>> BEGIN Dataset rows

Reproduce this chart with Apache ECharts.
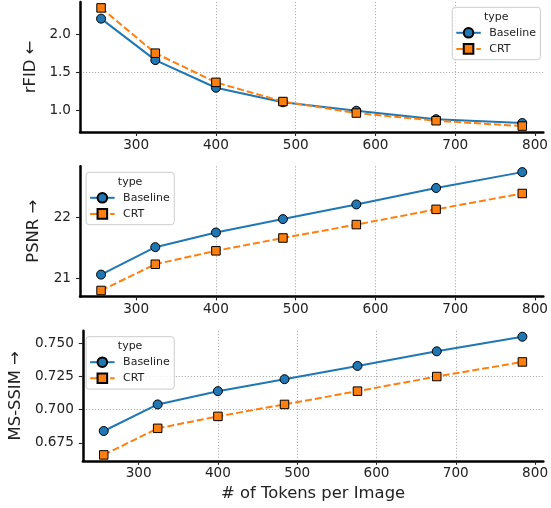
<!DOCTYPE html>
<html><head><meta charset="utf-8">
<script src="https://cdn.jsdelivr.net/npm/echarts@6/dist/echarts.min.js"></script>
<style>html,body{margin:0;padding:0;background:#fff}#c{width:551px;height:508px}</style>
</head><body><div id="c"></div>
<script>
// ---- data ----
const tokens = [256, 324, 400, 484, 576, 676, 784];
const xTicks = [300, 400, 500, 600, 700, 800];
const seriesNames = ['Baseline', 'CRT'];

const rfidBaseline = [2.20, 1.66, 1.30, 1.11, 1.00, 0.89, 0.84];
const rfidCRT      = [2.34, 1.75, 1.37, 1.12, 0.97, 0.87, 0.80];
const psnrBaseline = [21.06, 21.51, 21.75, 21.97, 22.21, 22.48, 22.74];
const psnrCRT      = [20.80, 21.23, 21.45, 21.66, 21.88, 22.13, 22.39];
const ssimBaseline = [0.684, 0.704, 0.714, 0.723, 0.733, 0.744, 0.755];
const ssimCRT      = [0.666, 0.686, 0.695, 0.704, 0.714, 0.725, 0.736];

const rfidTicks = [1.0, 1.5, 2.0];
const psnrTicks = [21, 22];
const ssimTicks = [0.675, 0.700, 0.725, 0.750];

const yNames = ['rFID \u2190', 'PSNR \u2192', 'MS-SSIM \u2192'];
const xName = '# of Tokens per Image';
const legendTitle = 'type';

// ---- layout / style ----
const FONT = 'DejaVu Sans';
const BLUE = '#1f77b4', ORANGE = '#ff7f0e';
const panels = [
  {b: rfidBaseline, c: rfidCRT, ticks: rfidTicks, dec: 1, name: yNames[0], top: 2, h: 130, nameGap: 37,
   legLeft: 452.3, legTop: 7.3},
  {b: psnrBaseline, c: psnrCRT, ticks: psnrTicks, dec: 0, name: yNames[1], top: 166.2, h: 130.2, nameGap: 38,
   legLeft: 86.1, legTop: 172.3},
  {b: ssimBaseline, c: ssimCRT, ticks: ssimTicks, dec: 3, name: yNames[2], top: 330.8, h: 130, nameGap: 56,
   legLeft: 86.1, legTop: 336.7}
];
function padExtent(vals) {
  const mn = Math.min.apply(null, vals), mx = Math.max.apply(null, vals);
  const s = mx - mn;
  return [mn - 0.05 * s, mx + 0.05 * s];
}
const xExt = padExtent(tokens);
const gridLine = {show: true, showMinLine: false, showMaxLine: false,
  lineStyle: {color: '#b0b0b0', width: 1, type: [1.2, 1.8]}};
const axisLineStyle = {show: true, onZero: false, lineStyle: {color: '#000', width: 2.5}};
const tickStyle = {show: true, length: 4, lineStyle: {color: '#222', width: 1.1}};

const grids = [], xAxes = [], yAxes = [], series = [], legends = [], graphics = [];
panels.forEach((p, i) => {
  grids.push({left: 80, right: 4, top: p.top, height: p.h});
  xAxes.push({
    type: 'value', gridIndex: i, min: xExt[0], max: xExt[1],
    axisLine: axisLineStyle,
    axisTick: Object.assign({customValues: xTicks}, tickStyle),
    axisLabel: {customValues: xTicks, margin: 6, fontSize: 13.6, fontFamily: FONT, color: '#222'},
    splitLine: gridLine,
    name: i === 2 ? xName : '', nameLocation: 'middle', nameGap: 25,
    nameTextStyle: {fontSize: 16.4, fontFamily: FONT, color: '#222'}
  });
  const ext = padExtent(p.b.concat(p.c));
  yAxes.push({
    type: 'value', gridIndex: i, min: ext[0], max: ext[1],
    axisLine: axisLineStyle,
    axisTick: Object.assign({customValues: p.ticks}, tickStyle),
    axisLabel: {customValues: p.ticks, margin: 9, fontSize: 13.6, fontFamily: FONT, color: '#222',
      formatter: v => Number(v).toFixed(p.dec)},
    splitLine: gridLine,
    name: p.name, nameLocation: 'middle', nameGap: p.nameGap,
    nameTextStyle: {fontSize: 16.4, fontFamily: FONT, color: '#222'}
  });
  series.push({
    name: seriesNames[0], type: 'line', xAxisIndex: i, yAxisIndex: i,
    data: tokens.map((t, k) => [t, p.b[k]]),
    symbol: 'circle', symbolSize: 9,
    itemStyle: {color: BLUE, borderColor: '#000', borderWidth: 1},
    lineStyle: {color: BLUE, width: 2}, z: 3
  });
  series.push({
    name: seriesNames[1], type: 'line', xAxisIndex: i, yAxisIndex: i,
    data: tokens.map((t, k) => [t, p.c[k]]),
    symbol: 'rect', symbolSize: 8.5,
    itemStyle: {color: ORANGE, borderColor: '#000', borderWidth: 1},
    lineStyle: {color: ORANGE, width: 2, type: [7, 3]}, z: 4
  });
  legends.push({
    data: seriesNames, orient: 'vertical', left: p.legLeft, top: p.legTop,
    itemWidth: 24.5, itemHeight: 12, itemGap: 4.5,
    padding: [19.7, 4.5, 5, 3],
    backgroundColor: 'rgba(255,255,255,0.8)', borderColor: '#cccccc', borderWidth: 1, borderRadius: 3,
    textStyle: {fontSize: 11, fontFamily: FONT, color: '#222', padding: [0, 0, 0, 3.5]},
    selectedMode: false, z: 10
  });
  graphics.push({
    type: 'text', x: p.legLeft + 44, y: p.legTop + 9.4, z: 100,
    style: {text: legendTitle, fontSize: 11, fontFamily: FONT, fill: '#222', align: 'center', verticalAlign: 'middle'}
  });
});

const chart = echarts.init(document.getElementById('c'), null, {renderer: 'canvas'});
chart.setOption({
  animation: false,
  backgroundColor: '#fff',
  grid: grids, xAxis: xAxes, yAxis: yAxes, series: series,
  legend: legends, graphic: graphics
});
</script></body></html>
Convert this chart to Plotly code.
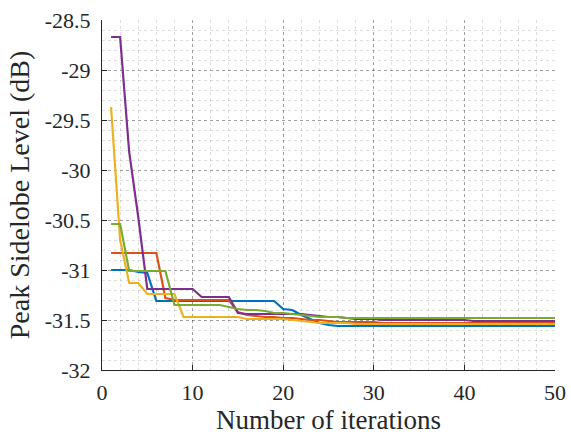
import plotly.graph_objects as go

iterations = list(range(1, 51))

blue = ([-31.00, -31.00, -31.00, -31.02, -31.03] + [-31.31] * 14 +
        [-31.39, -31.40, -31.45, -31.49, -31.53, -31.55] + [-31.56] * 25)
red = ([-30.83] * 6 + [-31.28] + [-31.30] * 7 +
       [-31.42, -31.45, -31.46, -31.47, -31.47, -31.48, -31.48, -31.49, -31.50, -31.50, -31.51] +
       [-31.52] * 5 + [-31.53] * 20)
yellow = ([-29.37, -30.70, -31.13, -31.13] + [-31.24] * 4 + [-31.47] * 7 +
          [-31.49] * 5 + [-31.50, -31.51, -31.52] + [-31.53] * 4 + [-31.54] * 23)
purple = ([-28.67, -28.67, -29.82, -30.47] + [-31.19] * 6 + [-31.27] * 4 +
          [-31.43] + [-31.44] * 7 + [-31.45, -31.46, -31.47, -31.47, -31.48] +
          [-31.49] * 3 + [-31.50] * 10 + [-31.51] * 10)
green = ([-30.54, -30.54] + [-31.01] * 5 + [-31.35] * 6 +
         [-31.37, -31.39, -31.40, -31.40, -31.41, -31.43, -31.43, -31.44, -31.45, -31.46] +
         [-31.47] * 3 + [-31.48] * 24)

series = [("blue", blue, "#0072BD"), ("red", red, "#D95319"),
          ("yellow", yellow, "#EDB120"), ("purple", purple, "#7E2F8E"),
          ("green", green, "#77AC30")]

x_ticks = [0, 10, 20, 30, 40, 50]
x_ticktext = ["0", "10", "20", "30", "40", "50"]
y_ticks = [-32, -31.5, -31, -30.5, -30, -29.5, -29, -28.5]
y_ticktext = ["-32", "-31.5", "-31", "-30.5", "-30", "-29.5", "-29", "-28.5"]

fig = go.Figure()
for name, vals, col in series:
    fig.add_trace(go.Scatter(x=iterations, y=vals, mode="lines", name=name,
                             line=dict(color=col, width=2.2), showlegend=False))

font_family = "Liberation Serif, Times New Roman, Times, DejaVu Serif, serif"
text_col = "#262626"
major_grid = "rgba(0,0,0,0.28)"
minor_grid = "rgba(0,0,0,0.13)"

fig.update_layout(
    width=571, height=436,
    margin=dict(l=102, r=16, t=20, b=66, autoexpand=False),
    paper_bgcolor="white", plot_bgcolor="white",
    font=dict(family=font_family, color=text_col, size=22),
)
fig.update_xaxes(
    range=[0, 50], tickvals=x_ticks, ticktext=x_ticktext, automargin=False,
    showline=True, linecolor=text_col, linewidth=1, mirror=False,
    ticks="inside", ticklen=5, tickcolor=text_col, ticklabelstandoff=3,
    showgrid=True, gridcolor=major_grid, griddash="dot", gridwidth=1,
    minor=dict(dtick=2, showgrid=True, gridcolor=minor_grid, griddash="dot", ticks=""),
    zeroline=False,
    title=dict(text="Number of iterations", font=dict(size=27, family=font_family, color=text_col), standoff=0),
    tickfont=dict(size=22, family=font_family, color=text_col),
)
fig.update_yaxes(
    range=[-32, -28.5], tickvals=y_ticks, ticktext=y_ticktext, automargin=False,
    showline=True, linecolor=text_col, linewidth=1, mirror=False,
    ticks="inside", ticklen=5, tickcolor=text_col, ticklabelstandoff=6,
    showgrid=True, gridcolor=major_grid, griddash="dot", gridwidth=1,
    minor=dict(dtick=0.1, tick0=-32, showgrid=True, gridcolor=minor_grid, griddash="dot", ticks=""),
    zeroline=False,
    title=dict(text="Peak Sidelobe Level (dB)", font=dict(size=28, family=font_family, color=text_col), standoff=6),
    tickfont=dict(size=22, family=font_family, color=text_col),
)

fig.write_html("out.html")
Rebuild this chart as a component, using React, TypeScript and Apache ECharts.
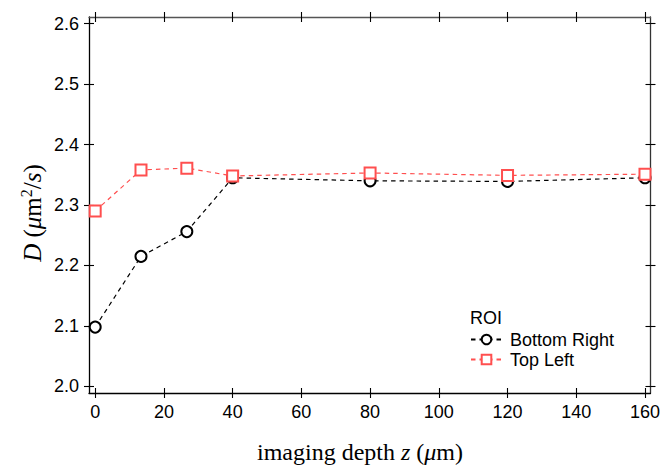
import React, { useEffect, useRef } from "react";
import * as echarts from "echarts";

const depths = [0, 13.33, 26.67, 40, 80, 120, 160];
const bottomRight = [2.098, 2.215, 2.256, 2.345, 2.34, 2.339, 2.345];
const topLeft = [2.29, 2.358, 2.361, 2.348, 2.353, 2.349, 2.351];
const seriesNames = ["Bottom Right", "Top Left"];
const xTicks = [0, 20, 40, 60, 80, 100, 120, 140, 160];
const yTicks = [2.0, 2.1, 2.2, 2.3, 2.4, 2.5, 2.6];

const X_MIN = -1.8;
const X_MAX = 161.6;
const Y_MIN = 1.989;
const Y_MAX = 2.611;

const SANS = "'Liberation Sans', Arial, Helvetica, sans-serif";
const SERIF = "'Liberation Serif', 'Times New Roman', serif";

function xAxisCfg(position: "top" | "bottom", inside: boolean, showLabel: boolean, lineColor: string, showLine: boolean) {
  return {
    type: "value",
    position,
    min: X_MIN,
    max: X_MAX,
    axisLine: { show: showLine, onZero: false, lineStyle: { color: lineColor, width: 1.3 } },
    axisTick: { show: true, inside, length: 5, customValues: xTicks, lineStyle: { color: "#000", width: 1.1 } },
    axisLabel: {
      show: showLabel,
      customValues: xTicks,
      margin: 10,
      fontSize: 18,
      fontFamily: SANS,
      color: "#000",
      formatter: (v: number) => String(v),
    },
    splitLine: { show: false },
  };
}

function yAxisCfg(position: "left" | "right", inside: boolean, showLabel: boolean, lineColor: string, showLine: boolean) {
  return {
    type: "value",
    position,
    min: Y_MIN,
    max: Y_MAX,
    axisLine: { show: showLine, onZero: false, lineStyle: { color: lineColor, width: 1.3 } },
    axisTick: { show: true, inside, length: 5, customValues: yTicks, lineStyle: { color: "#000", width: 1.1 } },
    axisLabel: {
      show: showLabel,
      customValues: yTicks,
      margin: 10,
      fontSize: 18,
      fontFamily: SANS,
      color: "#000",
      formatter: (v: number) => v.toFixed(1),
    },
    splitLine: { show: false },
  };
}

export default function App() {
  const ref = useRef<HTMLDivElement>(null);

  useEffect(() => {
    if (!ref.current) return;
    const chart = echarts.init(ref.current, null, { renderer: "svg" });
    const option: any = {
      animation: false,
      backgroundColor: "#fff",
      grid: { left: 89, right: 9, top: 17, bottom: 72, containLabel: false },
      xAxis: [
        xAxisCfg("bottom", false, true, "#000", true),
        xAxisCfg("bottom", true, false, "#000", false),
        xAxisCfg("top", false, false, "#555", true),
        xAxisCfg("top", true, false, "#555", false),
      ],
      yAxis: [
        yAxisCfg("left", false, true, "#000", true),
        yAxisCfg("left", true, false, "#000", false),
        yAxisCfg("right", false, false, "#333", true),
        yAxisCfg("right", true, false, "#333", false),
      ],
      legend: {
        orient: "vertical",
        left: 470,
        top: 330,
        padding: 0,
        itemWidth: 31,
        itemHeight: 12,
        itemGap: 1,
        data: seriesNames,
        textStyle: { fontSize: 18, fontFamily: SANS, color: "#000", lineHeight: 19, padding: [0, 0, 0, 3] },
      },
      series: [
        {
          name: seriesNames[0],
          type: "line",
          xAxisIndex: 0,
          yAxisIndex: 0,
          data: depths.map((d, i) => [d, bottomRight[i]]),
          symbol: "emptyCircle",
          symbolSize: 11,
          color: "#000",
          lineStyle: { color: "#000", width: 1.2, type: [4.5, 4] },
          itemStyle: { color: "#000", borderWidth: 1 },
        },
        {
          name: seriesNames[1],
          type: "line",
          xAxisIndex: 0,
          yAxisIndex: 0,
          data: depths.map((d, i) => [d, topLeft[i]]),
          symbol: "emptyRect",
          symbolSize: 11,
          color: "#ff4f4f",
          lineStyle: { color: "#ff4f4f", width: 1.2, type: [4.5, 4] },
          itemStyle: { color: "#ff4f4f", borderWidth: 1 },
        },
      ],
      graphic: [
        {
          type: "text",
          left: 470,
          top: 309,
          style: { text: "ROI", fontSize: 18, fontFamily: SANS, fill: "#000" },
        },
        {
          type: "text",
          x: 360,
          y: 452,
          style: {
            text: "{n|imaging depth }{i|z}{n| (}{i|μ}{n|m)}",
            align: "center",
            verticalAlign: "middle",
            fill: "#000",
            rich: {
              n: { fontSize: 24, fontFamily: SERIF, fill: "#000" },
              i: { fontSize: 24, fontFamily: SERIF, fontStyle: "italic", fill: "#000" },
            },
          },
        },
        {
          type: "text",
          x: 32,
          y: 213,
          rotation: Math.PI / 2,
          style: {
            text: "{i|D}{n| (}{i|μ}{n|m}{sup|2}{n|/}{i|s}{n|)}",
            align: "center",
            verticalAlign: "middle",
            fill: "#000",
            rich: {
              n: { fontSize: 25, fontFamily: SERIF, fill: "#000", lineHeight: 28 },
              i: { fontSize: 25, fontFamily: SERIF, fontStyle: "italic", fill: "#000", lineHeight: 28 },
              sup: { fontSize: 16, fontFamily: SERIF, fill: "#000", verticalAlign: "top", lineHeight: 16 },
            },
          },
        },
      ],
    };
    chart.setOption(option);
    return () => chart.dispose();
  }, []);

  return <div ref={ref} style={{ width: 663, height: 465, position: "absolute", left: 0, top: 0 }} />;
}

>> END Dataset rows

What to work on: Up to and including the line with "const seriesNames = ['Baseline', 'CRT'];", copy the data above from its first line. Skip pictures.

Answer below:
Reproduce this chart with Apache ECharts.
<!DOCTYPE html>
<html><head><meta charset="utf-8">
<script src="https://cdn.jsdelivr.net/npm/echarts@6/dist/echarts.min.js"></script>
<style>html,body{margin:0;padding:0;background:#fff}#c{width:551px;height:508px}</style>
</head><body><div id="c"></div>
<script>
// ---- data ----
const tokens = [256, 324, 400, 484, 576, 676, 784];
const xTicks = [300, 400, 500, 600, 700, 800];
const seriesNames = ['Baseline', 'CRT'];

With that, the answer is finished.